Higher Fundraiser Profit Percent or Better Prizes?

Groups that are more organized, offer better incentives and work to promote their sale usually out-perform schools that are focused on profit percent. So why doesn’t a higher fundraiser profit percent guarantee you more money?

We recently worked with a high school group where the sponsor wanted more profit but he wasn’t willing to offer an additional incentive to inspire more sales. In other words, he didn't want to put any more work into his sale than he had to.

What he failed to realize up front was even with a higher profit percent, the total money brought in was probably going to be lower. And even though we told him this, he persisted.

Sure enough, his sales results ended up being lower than he expected. Here are some reasons why you're better off looking for better prize programs that will increase student participation.

Higher Profit but Lower Sales

As a result, even though they received a higher profit percentage, their gross sales amount was lower. In other words, they should have focused on how to make their fundraiser stronger:

  • Example #1: 45% profit x $2,000 total sales = $900 profit
  • Example #2: 40% profit x $3,000 total sales = $1,200 profit (even at a lower profit percent, the amount of money made was higher)

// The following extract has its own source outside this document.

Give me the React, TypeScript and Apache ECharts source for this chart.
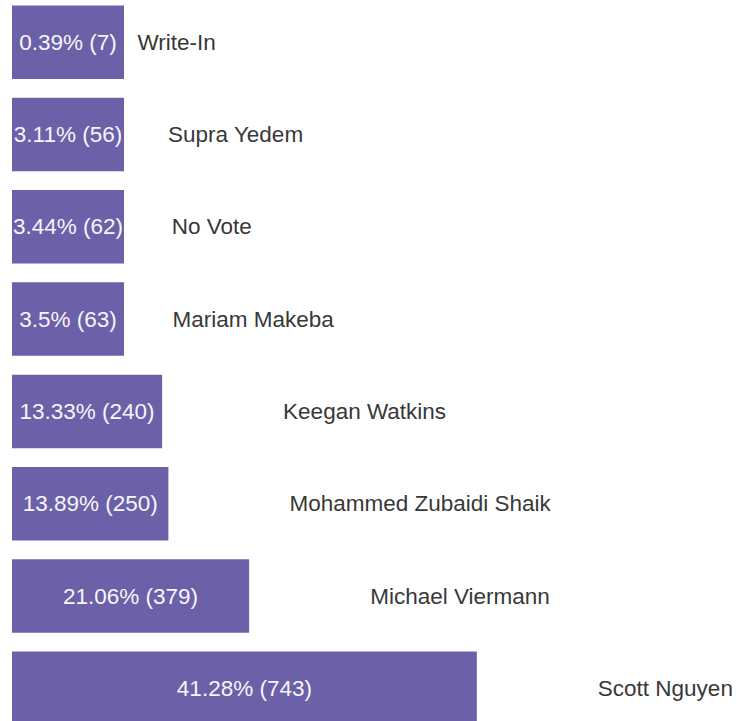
import React, { useEffect, useRef } from "react";
import * as echarts from "echarts";

const names = [
  "Write-In",
  "Supra Yedem",
  "No Vote",
  "Mariam Makeba",
  "Keegan Watkins",
  "Mohammed Zubaidi Shaik",
  "Michael Viermann",
  "Scott Nguyen",
];
const percents = [0.39, 3.11, 3.44, 3.5, 13.33, 13.89, 21.06, 41.28];
const counts = [7, 56, 62, 63, 240, 250, 379, 743];

export default function App() {
  const ref = useRef<HTMLDivElement>(null);
  useEffect(() => {
    if (!ref.current) return;
    const chart = echarts.init(ref.current, null, { renderer: "svg" });
    chart.setOption({
      animation: false,
      grid: {
        left: 12,
        width: 563,
        top: -4,
        height: 738.5,
        containLabel: false,
        outerBoundsMode: "none",
      },
      xAxis: { type: "value", min: 0, max: 50, show: false },
      yAxis: {
        type: "category",
        data: names,
        inverse: true,
        show: false,
      },
      series: [
        {
          type: "bar",
          data: percents,
          barWidth: 73.5,
          barMinHeight: 112,
          barGap: "-100%",
          itemStyle: { color: "#6c60a8" },
          label: {
            show: true,
            position: "inside",
            color: "#f6f6fa",
            fontFamily: "Liberation Sans, Arial",
            fontSize: 22.5,
            formatter: (p: any) => `${percents[p.dataIndex]}% (${counts[p.dataIndex]})`,
          },
          silent: true,
        },
        {
          type: "bar",
          data: percents,
          barWidth: 73.5,
          barGap: "-100%",
          itemStyle: { color: "rgba(0,0,0,0)" },
          label: {
            show: true,
            position: "right",
            distance: 121,
            color: "#383838",
            fontFamily: "Liberation Sans, Arial",
            fontSize: 22.5,
            formatter: (p: any) => names[p.dataIndex],
          },
          silent: true,
        },
      ],
    });
    return () => chart.dispose();
  }, []);
  return (
    <div
      ref={ref}
      style={{ position: "fixed", left: 0, top: 0, width: 737, height: 721, background: "#fff" }}
    />
  );
}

Schools are Used to Average Prize Programs

Most school fundraising companies are alike. Instead of offering better prize programs that motivate more students to sell, they continue to market mediocre incentive plans. The tradeoff is to offer more profit. Unfortunately, this is what groups have come to expect. Yet the result often leads to students and parents being dissatisfied with the quality of the prizes, and schools achieving average sales results.

Students Drive Fundraising Results

The bottom line is your students are the engine that drives your fundraiser. They don’t care what profit the school makes. They want to know what’s in it for them. So, how can schools make more money? Schools need to start offering better incentive plans that will increase student participation; even if they have to accept a lower profit percentage. We’ve been witnessing great results from schools that have bought into this approach for years.